Bref, et excuse-moi d’avoir dérogé, mais pour en revenir à ton affaire de disques, je me suis senti vraiment mal qu’en 2014, ça puisse te coûter une telle fortune de faire des disques comme tu fais. Et puis là, qu’on se comprenne, je dis pas ça dans le sens que c’est mauvais ce que tu fais. Je dis ça dans le sens que tsé, ce que tes fans attendent de toi, c’est que tu fasses des « wô-ô-ô-ô-ô » par-dessus du beau bruit. Sérieux Mario, entre toi et moi, je suis certain que tu pourrais reprendre toutes les musiques de tes albums précédents, changer deux ou trois mots par-ci et par là, et le public n’y verrait que du feu. Un peu comme des pleurs dans la pluie.
Pis en plus de ça, est-ce qu’on peut s’entendre comme quoi que les temps ont changé. Y a quinze ans, j’aurais pu comprendre que ça pouvait te coûter cher comme ça d’enregistrer de la musique mais là, come on Mario, n’importe qui peut maintenant enregistrer quelque chose d’écoutable avec un bon laptop, une coupelle de plug-ins pis ben de la patience pour mixer et remixer. Et puis, côté promo, si ce que tu fais est moindrement bon et qu’il y a de la demande pour ton stock, t’as juste à « drop » ça sur le net pis le reste va suivre. La preuve, t’as juste partagé un article sur Facebook en y ajoutant un point de vue personnel pis ça a généré plein d’articles en plus de me faire revenir comme blogueur sur Voir. Crisse Mario, c’est fort.
Là, je pourrais me lancer dans une énumération de plein de projets musicaux intéressants qui ont coûté des pinottes à produire mais on va faire ça court. T’as juste à aller écouter tout ce qui a moindrement pogné en 2013 et qui n’a pas été produit par des grosses maisons de disques comme Musicor par exemple. Sérieux, ça fait longtemps que plus personne a une crisse de cenne pour produire de la musique. Faire du cash et faire de la musique, c’est deux choses. En fait, je dis souvent à la blague qui si tu veux vivre de la musique, t’es mieux d’écrire sur la musique que d’en faire. Ça ne fait pas de toi quelqu’un de beaucoup mieux nanti mais au moins, tu ne te fais pas chier à rouler des fils.

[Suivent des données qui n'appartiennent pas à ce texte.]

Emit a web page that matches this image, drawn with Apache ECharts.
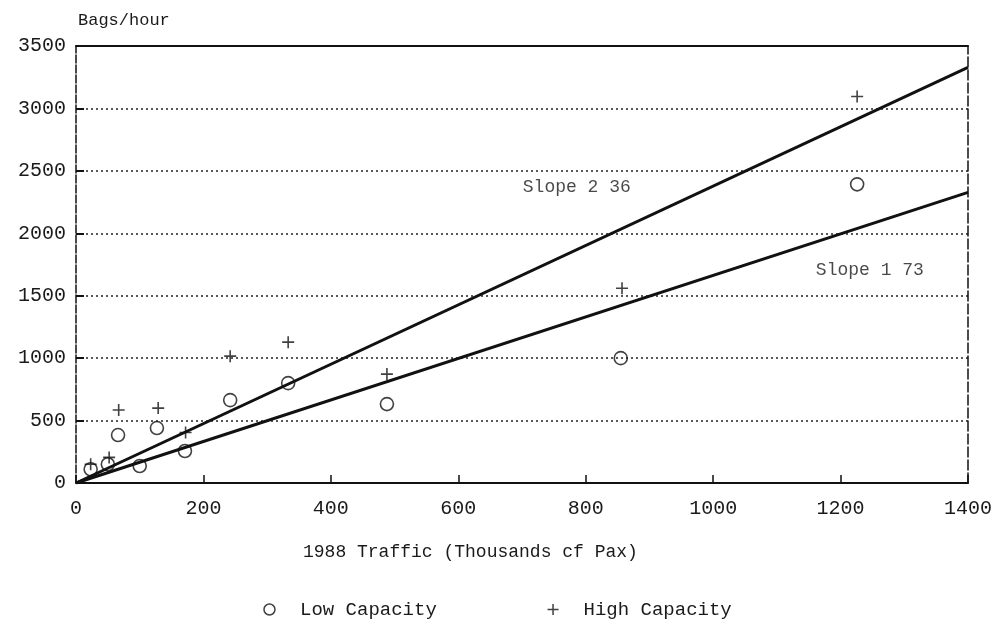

En tout cas Mario, je ne sais pas qui te charge des montants de malade comme ça pour faire de la musique mais je te suggèrerais de recommencer à soumissionner pour d’éventuels prochains disques. Et si ça te stresse tant que ça que Renaud-Bray ait aboli le poste de disquaire, je ne m’en ferais pas trop à ta place. J’ai plein de matantes qui ont tes disques et je sais pas où elles les ont achetés mais c’est certainement pas au Renaud-Bray parce que dans le 02, il n’y en a pas de Renaud-Bray.
Enfin, je sais que tu as clairement dit que tu ne voulais plus faire d’autres disques lorsque tu auras terminé celui sur lequel tu travailles mais sache que je ne te jugerai pas si tu reviens sur ta décision. Tsé, ça ne me dérange pas du tout que tu continues à faire de la musique. De toute façon, quand je fais l’épicerie, je suis tellement occupé à compter dans ma tête que je n’ai pas le temps d’écouter ce qui joue en background.
À plus Mario!
Si c’est vraiment à Mario Pelchat que l’on doit votre retour au Voir, je le remercie et m’en vais de ce pas écouter « Quand on y croit » pour célébrer l’événement.
Mario fait demander, après votre exposé économique, si maintenant en guise de conclusion, vous pouviez comparer votre compte de banque avec le sien.
Haha! Oui. Mario Pelchat > Moi.
Respect, collègue.
Un peu réducteur comme point de vue, M. Martel.
Dommage qu’on en soit rendu à ne plus faire la différence entre un album studio et un album fait par un kid qui bidouille sur son laptop. Est-ce que c’est ça qu’on appelle la démocratisation du savoir ?
Il est vrai que la valeur artistique d’une oeuvre ne dépend pas uniquement de la qualité de sa production. Mais croyez moi, si des compagnies de disques investissent encore autant d’argent pour produire autant d’inepties (ex.black eyed peas ou Metallica), c’est que ça marche pour atteindre un certain public.
Également, vous ne tenez pas compte dans vos considérations des musiciens, auteurs, compositeurs, arrangeurs, réalisateurs qui doivent être engagés pour une production élaborée, aucune commune mesure avec un rappeur qui déclament sur des boucles infinies d’ordinateur, si brillant soit-il.
Mon but ici n’étant pas de défendre le projet artistique de Mario Pelchat mais de recadrer un peu l’idée d’une production musicale.